As coconut grows everywhere in this area it is not surprising it plays a predominant role in all meals. Coconut chutney as side for staples like idli and dosa is almost an everyday affair. Tomato based side dishes like chutney and kuzhambu are also common. One of the most popular breakfast items is the coconut milk based kuzhambu which is called paal curry kuzhambu, usually served with dosa. Paniyaram with coconut chutney, sandhavai (string hoppers) with sweetened coconut milk are other popular breakfast items.
Not as numerous as the coconut, its cousin the Toddy Palm tree also holds a special place. The sap from the cut flower of palm tree is a sweet refreshing drink which is called theluvu (or padaneer) and once fermented becomes toddy. The sugar that is made from this sap is called (karuppati) and is used as a sweetener in cooking and also as a substitute for sugar. It is also much better than white sugar that it is used by people who suffer from diabetes.
Rice is the staple of the Kongunadu people in this area. Before rice became commonly available and everyone switched to eating it, cumbu (pearl millet), (vella cholam) sorghum, ragi (finger millet) were some of the grains that were regularly used. Most of these grains are very good alternative to rice and can be cooked like rice or made into dosa.
A regular Kongu lunch is a wonder in its simplicity. Rice with lentils and an accompanying sour curry made with tamarind or both replaced by a sambhar with a vegetable in season, followed by rasam and finishing off with curd/ yogurt. Generally a stir fried vegetable is also included. The dal is cooked with plenty of water which is extracted for making the rasam.
The lentils most commonly used are toor, moong (whole or split), split hyacinth beans (mocha paruppu) and horse gram. Cow Peas (thatta payar) kuzhambu cooked with a vegetable like brinjal, bottle gourd or white pumpkin is another common recipe. Horsegram, a lentil is common in this area but not as much in other parts of Tamil Nadu.
Kara Kuzhambu which literally means spicy curry and one that pairs well with the mostly bland lentils is made with roasted and ground spices and finished off with coconut paste. Tamarind pulp is sometimes added to give it a slightly sour taste.
Chicken and goat meat based curries, gravies and fries are common meat dishes of the area. Fish is also found in abundance in the ponds and the river. The Kongu way of preparing meat dishes does not include a large amount of spices. It is rustic and is sometimes finished off with coconut paste.

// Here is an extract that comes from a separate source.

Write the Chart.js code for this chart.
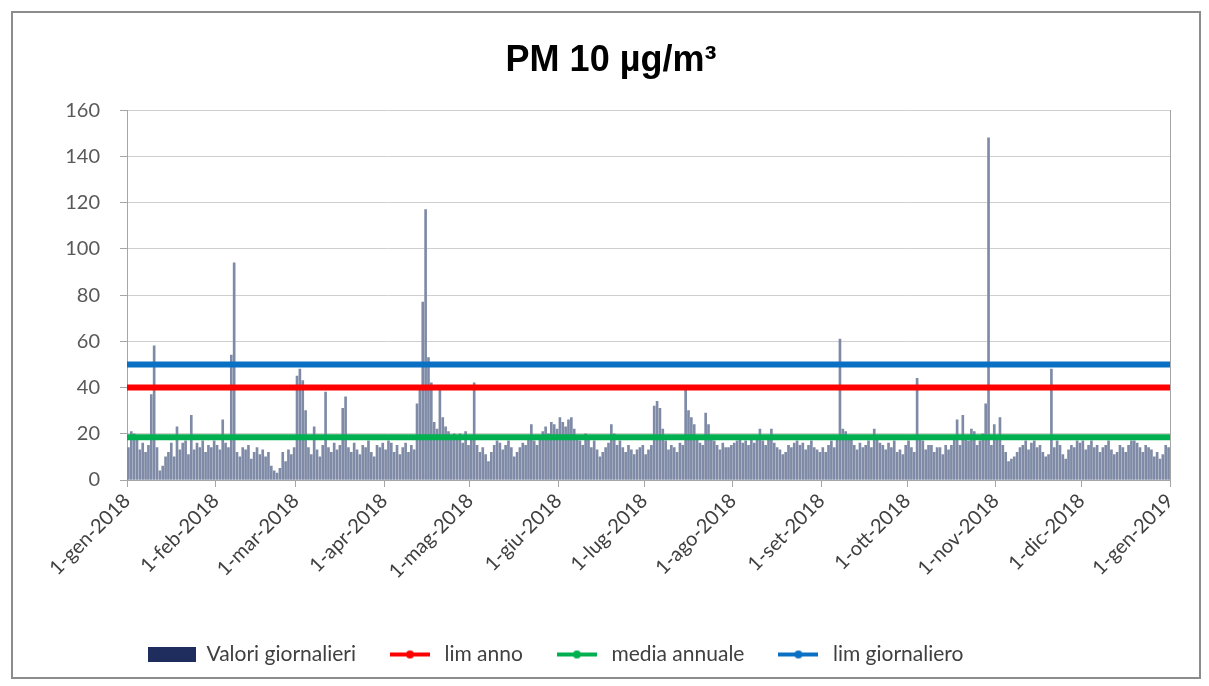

Desserts of Kongunadu Cuisine
Delicious sweets like 'Pathaneer Halwa', 'Pathaneer Payasam', 'Elanir Halwa', 'Elanir Payasam', Vaalai are well known items of this region. Western Kongunadu region has specialties like Santhakai, Oputtu and kola urundai, Thengai Paal, Ulundu Kali, Ragi puttumavu, Arisi Puttumavu, Vazhaipoo Poriyal, Kambu Paniyaram, Ragi Pakoda, Thengai Parpi, Kadalai Urundai, Ellu Urundai, and Pori Urundai.
Milk being abundantly available from the cows and buffaloes that were grown in the farms, lot of milk based sweet dishes common to the area. Payasam with vermicelli or tapioca pearls are other common festival or special occasion sweets. The most common payasam is the paruppu payasam made with moong dal, jaggery or palm sugar and coconut milk. Mysore Pak are coconut burfis are also common sweets. The sweet that is identified as Kongus is oputtu that has the covering made of maida or wheat flour over coconut jaggery mixture.